Each heartbeat must be precisely calibrated. One small deviation can bring sudden death.

So how does the heart pull this off?

An international team of researchers, writing in a study that was published in the inaugural issue of the journal Science Advances, have identified a specific protein called myosin-binding protein C (cMyBP-C) that they found plays a pivotal role in keeping the heart beating in reliable time.

The scientists discovered that the position of this protein within the heart’s muscle cells allows the heart’s muscle fibers to work together in perfect synchronization, which is vital to ensure the heart operates properly.

If the tiny protein should break down, the researchers found that the heart can malfunction in way that can lead to sudden death causing arrhythmias, or irregular heartbeat.

Protein Data Bank rendering of the "myosin-binding protein C (cMyBP-C)" (Emw via Wikimedia Commons)

Protein Data Bank rendering of the “myosin-binding protein C (cMyBP-C)” (Emw via Wikimedia Commons)

On the other hand, the researchers said their finding also suggests that making adjustments to the cMyBP-C protein could help resolve a number of heart problems and may someday be used to treat people with potentially deadly heart conditions.

Two of the study’s lead researchers, David Warshaw, Ph.D., Michael Previs, Ph.D., both molecular physiologists from the University of Vermont’s Cardiovascular Research Institute, used powerful microscopes to look inside a part of heart muscle tissue called the sarcomere.

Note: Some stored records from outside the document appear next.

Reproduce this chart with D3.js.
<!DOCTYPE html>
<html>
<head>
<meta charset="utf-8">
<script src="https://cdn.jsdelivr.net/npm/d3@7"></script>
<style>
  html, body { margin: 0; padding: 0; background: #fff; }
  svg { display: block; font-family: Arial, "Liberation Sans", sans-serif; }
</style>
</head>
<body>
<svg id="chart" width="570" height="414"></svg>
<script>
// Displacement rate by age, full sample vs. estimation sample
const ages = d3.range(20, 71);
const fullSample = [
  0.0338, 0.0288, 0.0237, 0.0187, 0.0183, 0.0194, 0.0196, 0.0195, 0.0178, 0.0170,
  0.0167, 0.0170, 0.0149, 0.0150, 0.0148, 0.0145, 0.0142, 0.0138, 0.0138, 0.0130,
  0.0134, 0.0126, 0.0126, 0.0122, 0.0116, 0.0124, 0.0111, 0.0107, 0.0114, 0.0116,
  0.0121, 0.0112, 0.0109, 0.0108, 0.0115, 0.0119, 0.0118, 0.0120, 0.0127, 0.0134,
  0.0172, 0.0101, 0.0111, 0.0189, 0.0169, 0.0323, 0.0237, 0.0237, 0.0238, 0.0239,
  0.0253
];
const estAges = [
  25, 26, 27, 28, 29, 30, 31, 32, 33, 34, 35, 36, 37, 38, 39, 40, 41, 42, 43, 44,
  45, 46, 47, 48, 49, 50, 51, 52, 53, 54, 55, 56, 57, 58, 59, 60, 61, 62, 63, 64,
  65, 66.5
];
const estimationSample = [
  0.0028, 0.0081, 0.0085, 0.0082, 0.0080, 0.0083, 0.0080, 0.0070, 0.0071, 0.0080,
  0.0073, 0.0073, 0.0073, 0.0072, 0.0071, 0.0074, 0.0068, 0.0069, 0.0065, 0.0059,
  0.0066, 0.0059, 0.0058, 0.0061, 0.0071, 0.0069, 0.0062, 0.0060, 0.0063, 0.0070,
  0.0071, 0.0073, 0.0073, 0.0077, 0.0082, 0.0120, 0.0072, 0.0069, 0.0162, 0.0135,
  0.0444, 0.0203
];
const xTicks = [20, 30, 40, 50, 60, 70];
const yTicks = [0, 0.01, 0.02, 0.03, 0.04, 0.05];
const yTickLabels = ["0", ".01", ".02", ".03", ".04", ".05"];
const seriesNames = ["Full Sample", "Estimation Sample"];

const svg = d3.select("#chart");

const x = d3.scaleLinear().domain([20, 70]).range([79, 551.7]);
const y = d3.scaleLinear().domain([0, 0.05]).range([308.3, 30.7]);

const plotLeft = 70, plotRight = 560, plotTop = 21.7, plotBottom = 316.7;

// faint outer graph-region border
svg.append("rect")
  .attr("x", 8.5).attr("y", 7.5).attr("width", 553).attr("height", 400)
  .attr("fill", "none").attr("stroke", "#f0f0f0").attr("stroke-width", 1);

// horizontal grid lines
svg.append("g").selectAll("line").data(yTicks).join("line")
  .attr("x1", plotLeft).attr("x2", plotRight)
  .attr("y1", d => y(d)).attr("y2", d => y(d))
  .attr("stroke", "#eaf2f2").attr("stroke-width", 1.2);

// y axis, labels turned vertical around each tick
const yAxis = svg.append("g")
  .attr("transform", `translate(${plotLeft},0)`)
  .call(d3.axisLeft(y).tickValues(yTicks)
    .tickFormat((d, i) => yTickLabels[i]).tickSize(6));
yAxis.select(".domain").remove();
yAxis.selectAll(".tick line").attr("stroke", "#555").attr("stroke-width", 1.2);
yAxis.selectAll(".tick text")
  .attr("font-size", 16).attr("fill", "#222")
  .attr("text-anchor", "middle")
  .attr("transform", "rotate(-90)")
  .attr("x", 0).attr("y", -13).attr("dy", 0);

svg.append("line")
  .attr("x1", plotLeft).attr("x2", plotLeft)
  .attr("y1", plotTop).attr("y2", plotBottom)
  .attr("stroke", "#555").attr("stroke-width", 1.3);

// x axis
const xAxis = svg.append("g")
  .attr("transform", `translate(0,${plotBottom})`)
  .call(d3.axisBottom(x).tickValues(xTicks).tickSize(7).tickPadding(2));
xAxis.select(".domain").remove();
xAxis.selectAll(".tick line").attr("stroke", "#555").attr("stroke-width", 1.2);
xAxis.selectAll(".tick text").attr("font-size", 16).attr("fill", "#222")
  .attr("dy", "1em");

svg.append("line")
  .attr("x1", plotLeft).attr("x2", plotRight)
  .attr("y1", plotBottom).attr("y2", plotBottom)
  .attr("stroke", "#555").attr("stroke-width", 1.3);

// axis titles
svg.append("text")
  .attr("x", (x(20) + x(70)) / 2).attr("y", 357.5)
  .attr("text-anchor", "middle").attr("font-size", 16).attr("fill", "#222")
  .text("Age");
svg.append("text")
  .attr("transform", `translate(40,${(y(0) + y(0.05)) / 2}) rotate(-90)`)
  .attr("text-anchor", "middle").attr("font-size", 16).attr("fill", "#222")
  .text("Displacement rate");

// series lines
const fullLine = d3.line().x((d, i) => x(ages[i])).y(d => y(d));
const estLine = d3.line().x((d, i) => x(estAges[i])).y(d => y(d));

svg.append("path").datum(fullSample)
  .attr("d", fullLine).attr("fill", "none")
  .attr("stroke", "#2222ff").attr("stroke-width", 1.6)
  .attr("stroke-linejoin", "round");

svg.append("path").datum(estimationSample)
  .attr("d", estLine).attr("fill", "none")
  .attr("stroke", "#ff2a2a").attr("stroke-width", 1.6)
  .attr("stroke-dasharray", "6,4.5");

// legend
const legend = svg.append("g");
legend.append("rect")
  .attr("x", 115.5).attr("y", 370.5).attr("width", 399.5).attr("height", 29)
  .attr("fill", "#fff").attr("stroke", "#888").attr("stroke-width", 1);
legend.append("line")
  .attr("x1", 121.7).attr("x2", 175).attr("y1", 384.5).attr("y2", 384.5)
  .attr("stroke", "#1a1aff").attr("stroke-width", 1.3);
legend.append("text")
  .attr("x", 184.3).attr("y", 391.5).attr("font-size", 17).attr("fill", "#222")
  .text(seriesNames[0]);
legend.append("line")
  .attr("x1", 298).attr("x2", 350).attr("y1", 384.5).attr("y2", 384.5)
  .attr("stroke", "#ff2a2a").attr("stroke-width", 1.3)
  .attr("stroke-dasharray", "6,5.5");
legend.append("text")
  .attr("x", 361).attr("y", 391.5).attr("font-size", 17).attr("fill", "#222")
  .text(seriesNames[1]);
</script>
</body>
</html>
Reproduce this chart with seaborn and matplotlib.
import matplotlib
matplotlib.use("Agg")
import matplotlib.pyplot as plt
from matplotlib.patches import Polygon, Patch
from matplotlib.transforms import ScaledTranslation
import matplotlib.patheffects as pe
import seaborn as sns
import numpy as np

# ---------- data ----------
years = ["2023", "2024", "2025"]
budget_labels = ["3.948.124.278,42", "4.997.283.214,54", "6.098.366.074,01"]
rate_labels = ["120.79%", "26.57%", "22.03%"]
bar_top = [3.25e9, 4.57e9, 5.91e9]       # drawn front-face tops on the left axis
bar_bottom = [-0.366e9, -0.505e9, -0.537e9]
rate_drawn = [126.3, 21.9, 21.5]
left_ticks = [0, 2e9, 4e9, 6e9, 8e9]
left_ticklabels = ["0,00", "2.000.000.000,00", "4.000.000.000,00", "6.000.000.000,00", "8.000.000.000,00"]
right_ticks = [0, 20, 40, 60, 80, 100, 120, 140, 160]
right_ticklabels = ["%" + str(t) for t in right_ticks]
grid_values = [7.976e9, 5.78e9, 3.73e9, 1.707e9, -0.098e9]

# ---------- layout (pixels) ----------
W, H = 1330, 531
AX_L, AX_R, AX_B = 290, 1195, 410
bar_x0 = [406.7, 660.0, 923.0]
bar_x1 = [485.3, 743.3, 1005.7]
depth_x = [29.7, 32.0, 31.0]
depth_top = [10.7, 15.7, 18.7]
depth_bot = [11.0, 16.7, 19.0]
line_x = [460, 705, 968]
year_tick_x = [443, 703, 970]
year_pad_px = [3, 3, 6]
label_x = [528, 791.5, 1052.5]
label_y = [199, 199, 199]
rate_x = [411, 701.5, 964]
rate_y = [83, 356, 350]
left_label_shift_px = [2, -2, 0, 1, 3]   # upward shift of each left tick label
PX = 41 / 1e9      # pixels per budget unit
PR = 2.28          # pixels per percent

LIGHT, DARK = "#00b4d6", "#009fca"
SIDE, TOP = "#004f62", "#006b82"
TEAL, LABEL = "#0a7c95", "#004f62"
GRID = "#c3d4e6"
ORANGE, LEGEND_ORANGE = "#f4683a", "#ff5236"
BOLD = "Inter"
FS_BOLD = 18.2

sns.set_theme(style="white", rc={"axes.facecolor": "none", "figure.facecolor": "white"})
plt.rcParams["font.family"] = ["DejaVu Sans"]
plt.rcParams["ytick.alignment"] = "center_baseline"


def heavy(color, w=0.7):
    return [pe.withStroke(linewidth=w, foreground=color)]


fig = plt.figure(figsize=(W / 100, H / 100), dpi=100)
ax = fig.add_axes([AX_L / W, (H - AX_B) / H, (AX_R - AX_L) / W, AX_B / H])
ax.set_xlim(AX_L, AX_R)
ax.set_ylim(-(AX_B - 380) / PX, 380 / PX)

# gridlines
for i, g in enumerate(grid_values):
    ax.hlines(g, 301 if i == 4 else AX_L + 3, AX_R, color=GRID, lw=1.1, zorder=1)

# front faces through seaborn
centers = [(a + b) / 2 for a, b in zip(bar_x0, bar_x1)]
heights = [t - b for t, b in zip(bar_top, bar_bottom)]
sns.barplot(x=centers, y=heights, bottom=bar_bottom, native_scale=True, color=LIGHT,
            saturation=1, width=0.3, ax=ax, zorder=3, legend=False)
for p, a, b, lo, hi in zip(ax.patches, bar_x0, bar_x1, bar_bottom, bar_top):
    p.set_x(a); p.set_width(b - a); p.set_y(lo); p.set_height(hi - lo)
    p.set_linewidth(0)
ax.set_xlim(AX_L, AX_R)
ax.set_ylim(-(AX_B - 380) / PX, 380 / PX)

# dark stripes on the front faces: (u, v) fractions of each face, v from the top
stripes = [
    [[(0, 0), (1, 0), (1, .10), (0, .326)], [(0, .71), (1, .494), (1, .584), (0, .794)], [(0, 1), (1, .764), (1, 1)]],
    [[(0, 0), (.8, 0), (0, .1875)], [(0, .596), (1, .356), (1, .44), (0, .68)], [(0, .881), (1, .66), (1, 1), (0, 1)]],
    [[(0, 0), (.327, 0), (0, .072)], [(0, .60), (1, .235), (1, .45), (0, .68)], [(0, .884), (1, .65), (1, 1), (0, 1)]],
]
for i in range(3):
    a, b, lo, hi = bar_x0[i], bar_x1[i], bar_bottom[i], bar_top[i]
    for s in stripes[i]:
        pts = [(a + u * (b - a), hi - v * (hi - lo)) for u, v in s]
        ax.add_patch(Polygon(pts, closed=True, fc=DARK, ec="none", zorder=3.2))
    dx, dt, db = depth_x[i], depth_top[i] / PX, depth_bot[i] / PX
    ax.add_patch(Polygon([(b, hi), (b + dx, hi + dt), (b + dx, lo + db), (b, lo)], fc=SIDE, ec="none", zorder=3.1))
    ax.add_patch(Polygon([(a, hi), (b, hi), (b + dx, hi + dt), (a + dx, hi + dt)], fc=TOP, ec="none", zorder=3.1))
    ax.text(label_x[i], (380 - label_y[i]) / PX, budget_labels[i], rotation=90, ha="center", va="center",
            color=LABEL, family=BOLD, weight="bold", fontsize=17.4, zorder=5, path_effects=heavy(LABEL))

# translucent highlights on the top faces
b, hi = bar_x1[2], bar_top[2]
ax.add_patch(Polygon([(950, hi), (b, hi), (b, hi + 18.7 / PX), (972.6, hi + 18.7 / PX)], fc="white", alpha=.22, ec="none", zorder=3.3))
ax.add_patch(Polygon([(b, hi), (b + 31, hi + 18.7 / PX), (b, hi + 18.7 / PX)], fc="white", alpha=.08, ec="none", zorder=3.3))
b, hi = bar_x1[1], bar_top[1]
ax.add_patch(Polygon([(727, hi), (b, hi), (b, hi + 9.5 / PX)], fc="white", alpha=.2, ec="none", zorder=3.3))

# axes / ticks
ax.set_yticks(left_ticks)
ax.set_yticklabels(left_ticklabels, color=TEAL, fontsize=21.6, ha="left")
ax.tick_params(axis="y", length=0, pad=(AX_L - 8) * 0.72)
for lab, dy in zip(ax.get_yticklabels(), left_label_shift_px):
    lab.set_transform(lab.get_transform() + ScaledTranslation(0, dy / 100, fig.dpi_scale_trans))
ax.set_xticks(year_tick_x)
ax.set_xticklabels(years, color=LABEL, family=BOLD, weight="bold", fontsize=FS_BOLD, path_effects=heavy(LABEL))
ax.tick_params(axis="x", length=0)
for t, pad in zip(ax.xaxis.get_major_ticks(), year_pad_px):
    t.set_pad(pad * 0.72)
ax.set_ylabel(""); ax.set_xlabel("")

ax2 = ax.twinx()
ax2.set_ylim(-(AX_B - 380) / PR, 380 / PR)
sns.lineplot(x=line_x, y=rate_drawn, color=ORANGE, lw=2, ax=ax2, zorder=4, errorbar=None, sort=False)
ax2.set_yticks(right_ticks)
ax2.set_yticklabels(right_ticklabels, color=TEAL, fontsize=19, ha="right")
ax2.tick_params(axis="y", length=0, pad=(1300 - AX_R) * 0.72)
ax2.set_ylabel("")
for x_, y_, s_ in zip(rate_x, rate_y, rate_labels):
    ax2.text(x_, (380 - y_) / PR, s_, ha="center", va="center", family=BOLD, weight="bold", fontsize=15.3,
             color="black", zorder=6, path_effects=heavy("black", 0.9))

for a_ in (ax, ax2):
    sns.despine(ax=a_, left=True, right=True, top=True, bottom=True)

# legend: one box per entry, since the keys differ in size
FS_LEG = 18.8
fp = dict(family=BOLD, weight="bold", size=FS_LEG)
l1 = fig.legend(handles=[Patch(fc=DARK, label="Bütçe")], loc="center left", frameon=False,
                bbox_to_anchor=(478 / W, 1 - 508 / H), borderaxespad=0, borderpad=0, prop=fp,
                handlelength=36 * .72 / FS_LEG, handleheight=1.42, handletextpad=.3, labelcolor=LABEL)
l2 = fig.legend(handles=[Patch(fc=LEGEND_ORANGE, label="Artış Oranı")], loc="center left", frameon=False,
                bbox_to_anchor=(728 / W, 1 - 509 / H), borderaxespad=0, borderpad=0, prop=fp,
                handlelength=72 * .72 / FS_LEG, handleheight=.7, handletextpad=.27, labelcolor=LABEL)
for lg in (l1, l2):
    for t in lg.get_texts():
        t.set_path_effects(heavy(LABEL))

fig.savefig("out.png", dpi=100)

The sarcomere, which is about one fiftieth the diameter of a human hair, expands and contracts with every heartbeat. For the heart to beat properly, trillions of these sarcomeres must contract and expand simultaneously.

“To pump blood efficiently, they all have to be doing it at the same time,” Warshaw said.

Two proteins called myosin and actin help the sarcomere expand and contract. Myosin acts like a motor that pushes or pulls the rope-like actin. In turn, actin pulls in the sarcomere and then releases it out so it can refill with blood.

Since the myosin protein is always trying to snatch and move the actin, it needs some kind of control mechanism to make sure that it’s grabbing and moving actin at the precise time when the sarcomere needs to contract.

The cMyBP-C protein, located at the center of the sarcomere, regulates the two proteins by balancing the myosin — slowing or speeding its interaction with actin as needed — to maintain the precise timing of the sarcomere’s expansion/contraction.

The researchers were able to make their findings by examining the normal heart muscle of animals.  Now, the plan to find out what goes wrong with cMyBP-C protein in a diseased heart.

Once all of the research is complete, scientists then would be able to develop cMyBP-C-based pharmaceutical treatments to help repair unhealthy hearts.